* **GIVEN REQUEST**: Reproduce the material below line by line, beginning with its first line and ending with the line that contains "import * as"; leave out pictures.

---------------

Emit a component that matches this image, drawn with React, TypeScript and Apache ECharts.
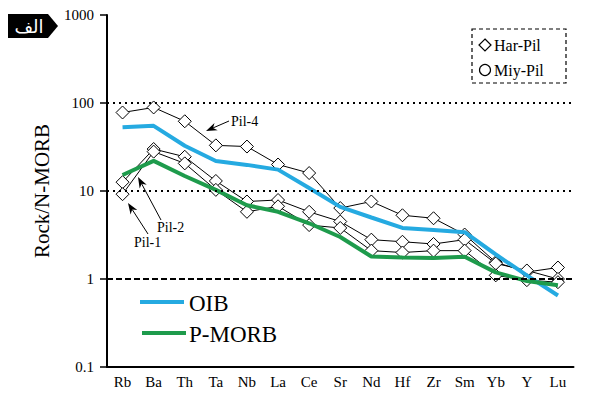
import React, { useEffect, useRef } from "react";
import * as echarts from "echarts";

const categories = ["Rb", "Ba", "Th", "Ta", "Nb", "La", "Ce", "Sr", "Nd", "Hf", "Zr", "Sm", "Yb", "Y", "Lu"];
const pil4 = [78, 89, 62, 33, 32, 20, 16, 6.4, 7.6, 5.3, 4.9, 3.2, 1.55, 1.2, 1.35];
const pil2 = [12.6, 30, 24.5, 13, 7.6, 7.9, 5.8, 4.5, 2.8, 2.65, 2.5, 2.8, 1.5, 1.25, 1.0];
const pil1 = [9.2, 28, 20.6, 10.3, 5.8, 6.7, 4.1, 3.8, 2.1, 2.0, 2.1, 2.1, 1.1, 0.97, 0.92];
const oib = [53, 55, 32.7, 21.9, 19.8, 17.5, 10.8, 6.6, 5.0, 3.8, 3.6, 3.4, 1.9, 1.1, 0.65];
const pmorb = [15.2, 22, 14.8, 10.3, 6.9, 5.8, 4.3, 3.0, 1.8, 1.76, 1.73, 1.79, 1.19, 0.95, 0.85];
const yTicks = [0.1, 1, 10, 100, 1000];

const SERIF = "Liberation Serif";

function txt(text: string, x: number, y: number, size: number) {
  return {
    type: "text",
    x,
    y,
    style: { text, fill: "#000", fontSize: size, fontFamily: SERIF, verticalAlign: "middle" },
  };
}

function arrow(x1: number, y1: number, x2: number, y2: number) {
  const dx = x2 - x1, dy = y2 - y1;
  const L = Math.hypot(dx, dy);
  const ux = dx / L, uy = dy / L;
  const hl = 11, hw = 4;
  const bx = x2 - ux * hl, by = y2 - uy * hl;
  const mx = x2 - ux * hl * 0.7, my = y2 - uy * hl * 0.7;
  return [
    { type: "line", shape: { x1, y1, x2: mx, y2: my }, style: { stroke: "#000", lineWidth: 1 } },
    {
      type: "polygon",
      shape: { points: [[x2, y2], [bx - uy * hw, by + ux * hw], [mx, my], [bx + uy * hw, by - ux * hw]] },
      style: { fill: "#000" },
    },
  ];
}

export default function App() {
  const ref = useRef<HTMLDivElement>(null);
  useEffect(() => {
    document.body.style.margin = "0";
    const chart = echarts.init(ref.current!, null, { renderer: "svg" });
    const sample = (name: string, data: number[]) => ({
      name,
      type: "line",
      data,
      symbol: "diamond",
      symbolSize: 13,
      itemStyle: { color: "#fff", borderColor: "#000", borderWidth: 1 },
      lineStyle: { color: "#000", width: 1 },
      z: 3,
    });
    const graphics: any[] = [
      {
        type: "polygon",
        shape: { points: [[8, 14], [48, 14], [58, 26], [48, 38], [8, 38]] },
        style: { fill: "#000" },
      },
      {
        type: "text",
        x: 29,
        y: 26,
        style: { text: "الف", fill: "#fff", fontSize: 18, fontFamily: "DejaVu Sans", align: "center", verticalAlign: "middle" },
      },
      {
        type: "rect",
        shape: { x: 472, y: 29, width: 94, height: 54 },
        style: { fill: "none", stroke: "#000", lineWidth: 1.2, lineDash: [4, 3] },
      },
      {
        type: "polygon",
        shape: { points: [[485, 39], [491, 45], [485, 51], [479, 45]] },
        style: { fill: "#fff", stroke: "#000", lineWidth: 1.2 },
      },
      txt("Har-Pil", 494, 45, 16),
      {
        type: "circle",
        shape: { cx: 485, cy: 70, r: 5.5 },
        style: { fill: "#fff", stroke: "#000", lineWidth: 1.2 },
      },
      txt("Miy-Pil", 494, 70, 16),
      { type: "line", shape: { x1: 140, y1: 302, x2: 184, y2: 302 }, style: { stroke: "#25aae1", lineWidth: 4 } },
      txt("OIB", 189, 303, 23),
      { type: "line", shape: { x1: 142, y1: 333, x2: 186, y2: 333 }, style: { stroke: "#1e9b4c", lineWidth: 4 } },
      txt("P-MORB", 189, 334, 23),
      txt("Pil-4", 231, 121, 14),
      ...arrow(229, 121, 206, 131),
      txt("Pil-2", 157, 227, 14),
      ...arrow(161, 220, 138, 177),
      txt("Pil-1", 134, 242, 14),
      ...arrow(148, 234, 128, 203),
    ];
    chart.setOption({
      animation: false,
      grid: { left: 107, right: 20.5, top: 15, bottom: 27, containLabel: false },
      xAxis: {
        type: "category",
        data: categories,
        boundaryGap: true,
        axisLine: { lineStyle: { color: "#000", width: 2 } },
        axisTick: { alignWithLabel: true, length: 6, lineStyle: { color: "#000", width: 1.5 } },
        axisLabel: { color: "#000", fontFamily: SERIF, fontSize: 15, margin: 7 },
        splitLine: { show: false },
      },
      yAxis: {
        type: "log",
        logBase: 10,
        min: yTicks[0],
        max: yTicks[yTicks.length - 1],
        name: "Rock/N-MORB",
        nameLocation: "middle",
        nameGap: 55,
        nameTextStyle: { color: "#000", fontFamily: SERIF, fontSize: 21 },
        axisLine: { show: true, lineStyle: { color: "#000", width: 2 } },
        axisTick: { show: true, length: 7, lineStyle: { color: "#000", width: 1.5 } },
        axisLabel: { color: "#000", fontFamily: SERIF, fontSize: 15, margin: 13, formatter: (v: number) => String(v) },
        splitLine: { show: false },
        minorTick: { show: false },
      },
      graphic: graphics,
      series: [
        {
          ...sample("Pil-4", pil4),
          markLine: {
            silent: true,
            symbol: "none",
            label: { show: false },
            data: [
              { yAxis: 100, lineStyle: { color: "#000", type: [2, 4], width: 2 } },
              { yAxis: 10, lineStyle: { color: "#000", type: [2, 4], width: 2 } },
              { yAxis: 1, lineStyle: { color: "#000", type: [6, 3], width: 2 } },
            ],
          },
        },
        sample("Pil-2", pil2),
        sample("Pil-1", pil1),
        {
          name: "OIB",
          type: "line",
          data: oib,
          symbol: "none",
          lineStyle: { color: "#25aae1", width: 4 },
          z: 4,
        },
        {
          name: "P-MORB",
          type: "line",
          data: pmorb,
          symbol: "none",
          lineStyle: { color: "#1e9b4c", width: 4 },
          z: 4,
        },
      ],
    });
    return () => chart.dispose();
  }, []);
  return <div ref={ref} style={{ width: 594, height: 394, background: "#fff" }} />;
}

---------------

* **TASK RESULT**:
Emit a component that matches this image, drawn with React, TypeScript and Apache ECharts.
import React, { useEffect, useRef } from "react";
import * as echarts from "echarts";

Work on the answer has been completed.